La bande dessinée que nous avons tant aimée de Charles Schulz invitait les lecteurs à contempler la situation dans son ensemble à petite échelle. Apprendre à voir et s’engager avec détermination alors que les bras vous en tombent, le faire avec la distance de Brecht. La conviction profonde que nous ne sommes pas en situation de répondre à toute la tâche qui est devant nous, mais Yugong déplace les montagnes : moi l’ignorant, vous dont l’esprit borné, à ce point borné qu’il est dépourvu de sagacité, ainsi nous continuerons de génération en génération et à la fin nous aurons accompli ce qui doit être. Il y a ces murets sur lesquels s’appuyer, dits “culturels” qui nous incitent à douter, mais aussi à inventer, nous écrivons pour savoir la suite de l’histoire explique Aragon pour nous convaincre qu’il n’a jamais appris à écrire, nous sommes nos propres lecteurs. C’est parce que cette volonté de contempler une situation dans son ensemble est détruite par l’isolement auquel on nous contraint et que traduit la pratique immonde des réseaux sociaux, avec leurs citations souvent apocryphes qui sont des panneaux publicitaires, des incitations à croire avec la référence d’autorité, sans le moindre espace de contradiction. Trois lignes qui vous referment sur une invitation non pas à penser mais à obéir alors que les ordres sont de plus en plus absurdes, les valeurs sans qualité, la peur affleure. La rage alors m’étreint et je deviens Lucy brutale, directe : Je veux des réponses vraiment honnêtes. Je ne veux pas beaucoup d’opinions. Je veux des réponses ! Est-ce que vous allez vous décider à faire ? (note et traduction de Danielle Bleitrach)
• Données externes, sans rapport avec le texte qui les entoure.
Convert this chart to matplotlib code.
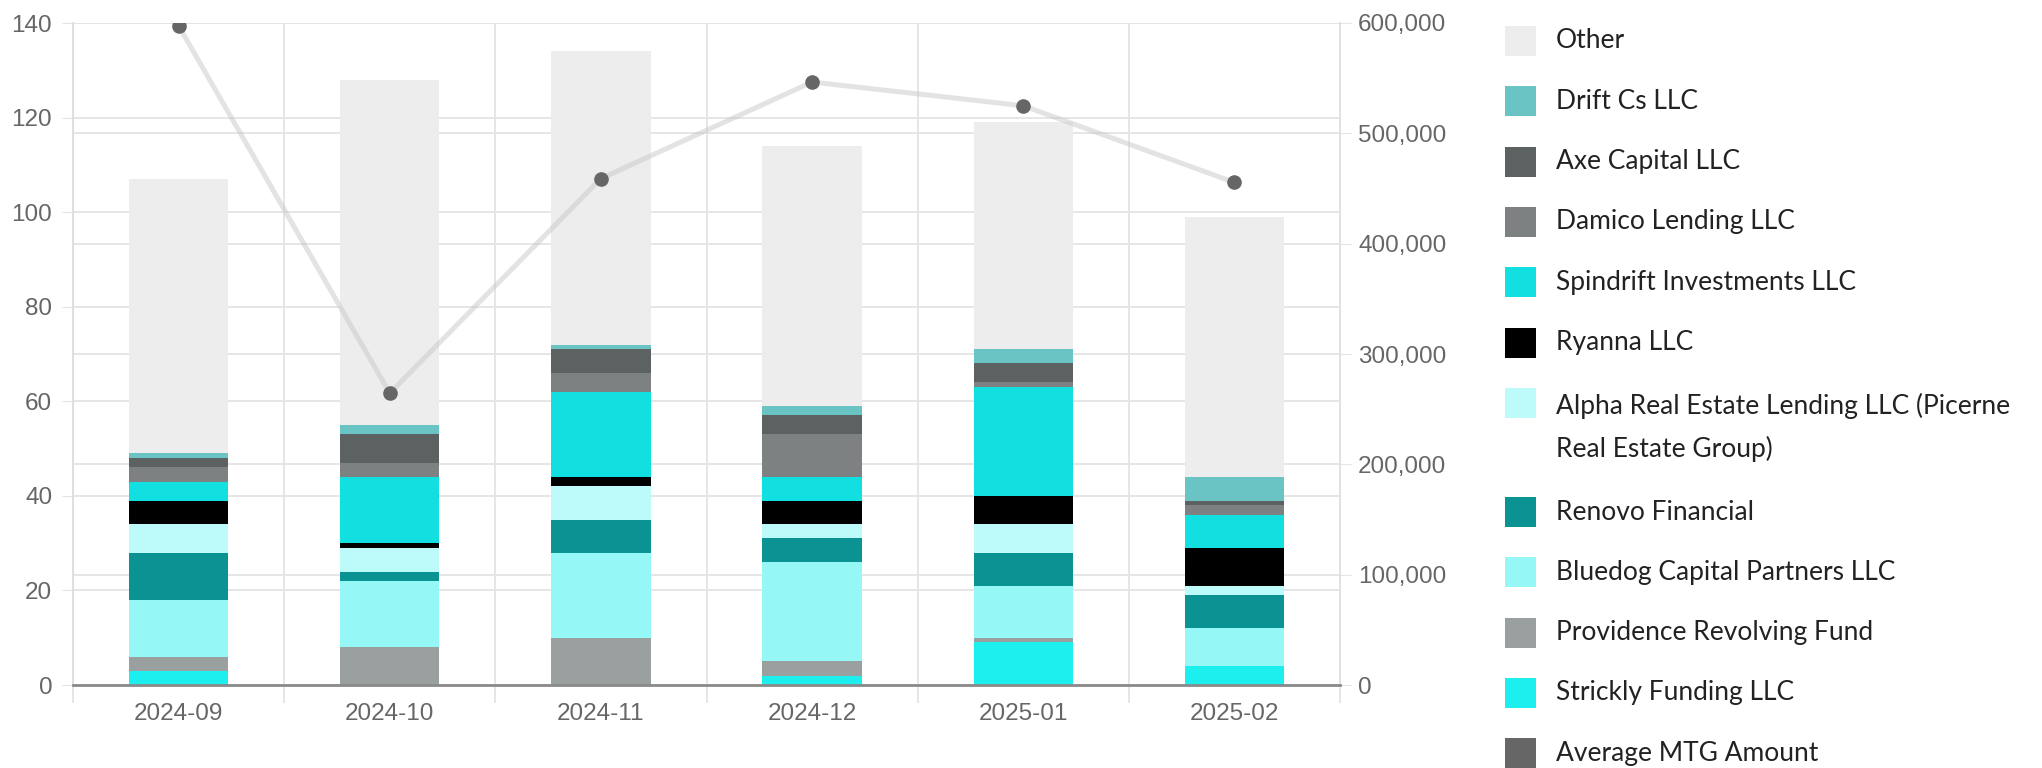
import matplotlib
matplotlib.use("Agg")
import matplotlib.pyplot as plt
from matplotlib.patches import Rectangle
import numpy as np

# ---- data ----
months = ["2024-09", "2024-10", "2024-11", "2024-12", "2025-01", "2025-02"]

# stacked from bottom to top
strickly = [3, 0, 0, 2, 9, 4]
providence = [3, 8, 10, 3, 1, 0]
bluedog = [12, 14, 18, 21, 11, 8]
renovo = [10, 2, 7, 5, 7, 7]
alpha = [6, 5, 7, 3, 6, 2]
ryanna = [5, 1, 2, 5, 6, 8]
spindrift = [4, 14, 18, 5, 23, 7]
damico = [3, 3, 4, 9, 1, 2]
axe = [2, 6, 5, 4, 4, 1]
drift = [1, 2, 1, 2, 3, 5]
other = [58, 73, 62, 55, 48, 55]

avg_mtg = [597500, 264500, 459000, 546500, 525000, 455500]

series = [
    ("Strickly Funding LLC", strickly, "#1DEEEE"),
    ("Providence Revolving Fund", providence, "#9AA0A0"),
    ("Bluedog Capital Partners LLC", bluedog, "#96F7F7"),
    ("Renovo Financial", renovo, "#0B9393"),
    ("Alpha Real Estate Lending LLC (Picerne\nReal Estate Group)", alpha, "#BDFBFB"),
    ("Ryanna LLC", ryanna, "#000000"),
    ("Spindrift Investments LLC", spindrift, "#12E0E0"),
    ("Damico Lending LLC", damico, "#7D8181"),
    ("Axe Capital LLC", axe, "#5C6262"),
    ("Drift Cs LLC", drift, "#6BC4C4"),
    ("Other", other, "#EDEDED"),
]
line_label = "Average MTG Amount"
line_color = "#666666"

W, H = 2042, 768
fig = plt.figure(figsize=(W / 100, H / 100), dpi=100)
rect = [73 / W, 83 / H, (1340 - 73) / W, (685 - 23) / H]

tick_font = "Liberation Sans"
tick_size = 17.5
grid_c = "#e4e4e4"
lab_c = "#666666"

# right axis (background, grid only + labels)
ax2 = fig.add_axes(rect, zorder=0)
ax2.set_xlim(-0.5, len(months) - 0.5)
ax2.set_ylim(0, 600000)
ax2.set_yticks(np.arange(0, 600001, 100000))
ax2.yaxis.tick_right()
ax2.set_yticklabels([f"{v:,}" for v in range(0, 600001, 100000)],
                    fontsize=tick_size, color=lab_c, family=tick_font)
ax2.tick_params(axis="y", length=8, color=grid_c, pad=5)
ax2.set_xticks([])
ax2.grid(axis="y", color=grid_c, linewidth=1.3)
for s in ["left", "top", "bottom"]:
    ax2.spines[s].set_visible(False)
ax2.spines["right"].set_color("#dddddd")
ax2.spines["right"].set_linewidth(1.3)

# bars axis
ax = fig.add_axes(rect, zorder=1)
ax.patch.set_alpha(0)
x = np.arange(len(months))
bottom = np.zeros(len(months))
for name, vals, col in series:
    ax.bar(x, vals, width=0.47, bottom=bottom, color=col, zorder=2)
    bottom += np.array(vals)
ax.set_xlim(-0.5, len(months) - 0.5)
ax.set_ylim(0, 140)
ax.set_yticks(np.arange(0, 141, 20))
ax.set_yticklabels([str(v) for v in range(0, 141, 20)], fontsize=tick_size,
                   color=lab_c, family=tick_font)
ax.tick_params(axis="y", length=8, color=grid_c, pad=7)
ax.set_xticks(x)
ax.set_xticklabels(months, fontsize=tick_size, color=lab_c, family=tick_font)
ax.set_xticks(np.arange(-0.5, len(months)), minor=True)
ax.tick_params(axis="x", which="major", length=0, pad=13)
ax.tick_params(axis="x", which="minor", length=13, color=grid_c, width=1.3)
ax.grid(axis="y", color=grid_c, linewidth=1.3, zorder=0)
ax.grid(axis="x", which="minor", color=grid_c, linewidth=1.3, zorder=0)
ax.set_axisbelow(True)
for s in ["top", "right"]:
    ax.spines[s].set_visible(False)
ax.spines["left"].set_color("#dddddd")
ax.spines["left"].set_linewidth(1.3)
ax.spines["bottom"].set_color("#8a8a8a")
ax.spines["bottom"].set_linewidth(2)

# line axis (on top)
ax3 = fig.add_axes(rect, zorder=2)
ax3.patch.set_alpha(0)
ax3.set_xlim(-0.5, len(months) - 0.5)
ax3.set_ylim(0, 600000)
ax3.plot(x, avg_mtg, color="#c8c8c8", alpha=0.5, linewidth=3.6,
         solid_capstyle="round", zorder=2)
ax3.plot(x, avg_mtg, linestyle="none", marker="o", markersize=9.5,
         color=line_color, zorder=3)
ax3.axis("off")

# legend drawn at the right
leg_font = "Lato"
leg_items = [(n, c) for n, _, c in series[::-1]] + [(line_label, line_color)]
y = 41
for name, col in leg_items:
    nlines = name.count("\n") + 1
    fig.patches.append(Rectangle((1505 / W, 1 - (y + 15) / H), 31 / W, 30 / H,
                                 transform=fig.transFigure, facecolor=col,
                                 edgecolor="none"))
    ty = y + (nlines - 1) * 49 / 2
    fig.text(1556 / W, 1 - ty / H, name, fontsize=19, family=leg_font,
             color="#222222", va="center", ha="left", linespacing=1.78)
    y += 60.3 + (nlines - 1) * 49

fig.savefig("out.png", dpi=100)
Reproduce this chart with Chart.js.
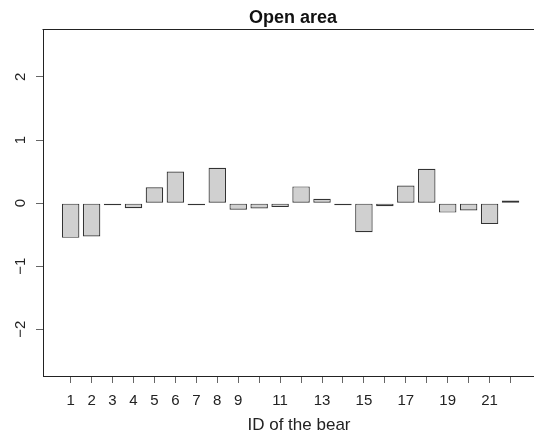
<!DOCTYPE html>
<html>
<head>
<meta charset="utf-8">
<script src="https://cdn.jsdelivr.net/npm/chart.js@4/dist/chart.umd.min.js"></script>
<style>
html,body{margin:0;padding:0;background:#fff;}
#wrap{width:534px;height:434px;position:relative;}
</style>
</head>
<body>
<div id="wrap"><canvas id="c" width="534" height="434"></canvas></div>
<script>
const chartTitle = 'Open area';
const xAxisTitle = 'ID of the bear';
const bearIds = [1,2,3,4,5,6,7,8,9,10,11,12,13,14,15,16,17,18,19,20,21,22];
const values = [-0.55,-0.53,-0.02,-0.08,0.25,0.50,-0.03,0.56,-0.105,-0.085,-0.06,0.265,0.07,-0.02,-0.46,-0.05,0.28,0.545,-0.15,-0.115,-0.33,0.04];
const xTickLabels = ['1','2','3','4','5','6','7','8','9','','11','','13','','15','','17','','19','','21',''];
const yTickValues = [-2,-1,0,1,2];
const yTickLabels = ['\u22122','\u22121','0','1','2'];

const FONT = '"Liberation Sans", Arial, Helvetica, sans-serif';

const decor = {
  id: 'decor',
  afterDraw(chart) {
    const ctx = chart.ctx, a = chart.chartArea, ys = chart.scales.y;
    ctx.save();
    ctx.strokeStyle = '#222';
    ctx.lineWidth = 1;
    ctx.beginPath();
    ctx.moveTo(a.left - 0.5, a.top + 0.5);
    ctx.lineTo(a.right, a.top + 0.5);
    ctx.stroke();
    ctx.fillStyle = '#222';
    ctx.font = '15px ' + FONT;
    ctx.textAlign = 'center';
    ctx.textBaseline = 'middle';
    yTickValues.forEach((v, i) => {
      const py = ys.getPixelForValue(v);
      ctx.save();
      ctx.translate(a.left - 22, py);
      ctx.rotate(-Math.PI / 2);
      ctx.fillText(yTickLabels[i], 0, 0);
      ctx.restore();
    });
    ctx.font = 'bold 18px ' + FONT;
    ctx.fillStyle = '#111';
    ctx.textBaseline = 'alphabetic';
    ctx.fillText(chartTitle, a.left + 250, 23);
    ctx.font = '17px ' + FONT;
    ctx.fillStyle = '#222';
    ctx.fillText(xAxisTitle, a.left + 256, 430);
    ctx.restore();
  }
};

new Chart(document.getElementById('c'), {
  type: 'bar',
  data: {
    datasets: [{
      data: bearIds.map((id, i) => ({x: id, y: values[i]})),
      backgroundColor: '#d0d0d0',
      borderColor: '#333',
      borderWidth: 1.2,
      borderSkipped: false,
      minBarLength: 2,
      categoryPercentage: 1,
      barPercentage: 1 / 1.2
    }]
  },
  options: {
    responsive: false,
    animation: false,
    events: [],
    layout: {padding: {top: 29, right: 0, left: 0, bottom: 0}},
    plugins: {legend: {display: false}, title: {display: false}, tooltip: {enabled: false}},
    scales: {
      x: {
        type: 'linear',
        offset: false,
        min: -0.32,
        max: 23.12,
        afterBuildTicks(scale) { scale.ticks = bearIds.map(v => ({value: v})); },
        afterFit(scale) { scale.height = 58; },
        ticks: {
          autoSkip: false, maxRotation: 0, minRotation: 0,
          color: '#222', font: {size: 15, family: FONT}, padding: 9,
          callback(value) { const i = bearIds.indexOf(value); return i >= 0 ? xTickLabels[i] : ''; }
        },
        grid: {display: true, offset: false, drawOnChartArea: false, drawTicks: true, tickLength: 7, color: '#666'},
        border: {display: true, color: '#222', width: 1}
      },
      y: {
        type: 'linear',
        min: -2.74,
        max: 2.76,
        afterBuildTicks(scale) { scale.ticks = yTickValues.map(v => ({value: v})); },
        afterFit(scale) { scale.width = 43; },
        ticks: {display: false},
        grid: {display: true, drawOnChartArea: false, drawTicks: true, tickLength: 7, color: '#666'},
        border: {display: true, color: '#222', width: 1}
      }
    }
  },
  plugins: [decor]
});
</script>
</body>
</html>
Par Nicole Rudick 6 août 2019
Dans « Le Conteur », un essai de 1936, le philosophe et critique juif allemand Walter Benjamin décrit ce qu’il considère comme le début de la fin de la tradition orale en Occident. Le traumatisme collectif de la Première Guerre mondiale et ses séquelles ont fait de la communication d’expériences partagées par le récit une chose du passé. Il écrit : « Une génération qui était allée à l’école dans un tramway tiré par des chevaux se tenait maintenant à ciel ouvert dans une campagne où tout avait été si bouleversé que seuls les nuages restaient inchangés, et sous ces nuages, dans un champ de force de torrents et d’explosions destructeurs, se trouvait le corps humain minuscule et fragile. » Au cœur de ce processus historique se trouve une sinistre efflorescence d’expérience : le sentiment d’être à la dérive dans un paysage inconnu, un sentiment qui perdurera comme une condition déterminante du XXe siècle, lorsque le monde s’étendait et se délimitait en même temps. Quelques décennies après la publication de son essai, l’écrivain Luc Sante et ses parents ont immigré de Belgique aux États-Unis. La mère et le père de Sante parlaient un anglais sommaire et, « teints d’un certain réalisme amer », ils observaient la culture étrangère qui les entourait à une distance intimidante, comme l’explique Sante dans son introduction à « Peanuts Every Sunday : 1961-1965 ». « Il n’était donc pas surprenant », poursuit Sante, « que mon père, un homme intelligent et compétent qui avait été malmené par la vie – la pauvreté, la guerre, une éducation tronquée – se reconnaisse dans Charlie Brown. » Bien qu’il ait fini par être apprivoisé et aimé par les Américains de tous bords, le garçon de bande dessinée de Charles Schulz exprimait un sentiment de dislocation, de malchance et de calamité de l’immigré.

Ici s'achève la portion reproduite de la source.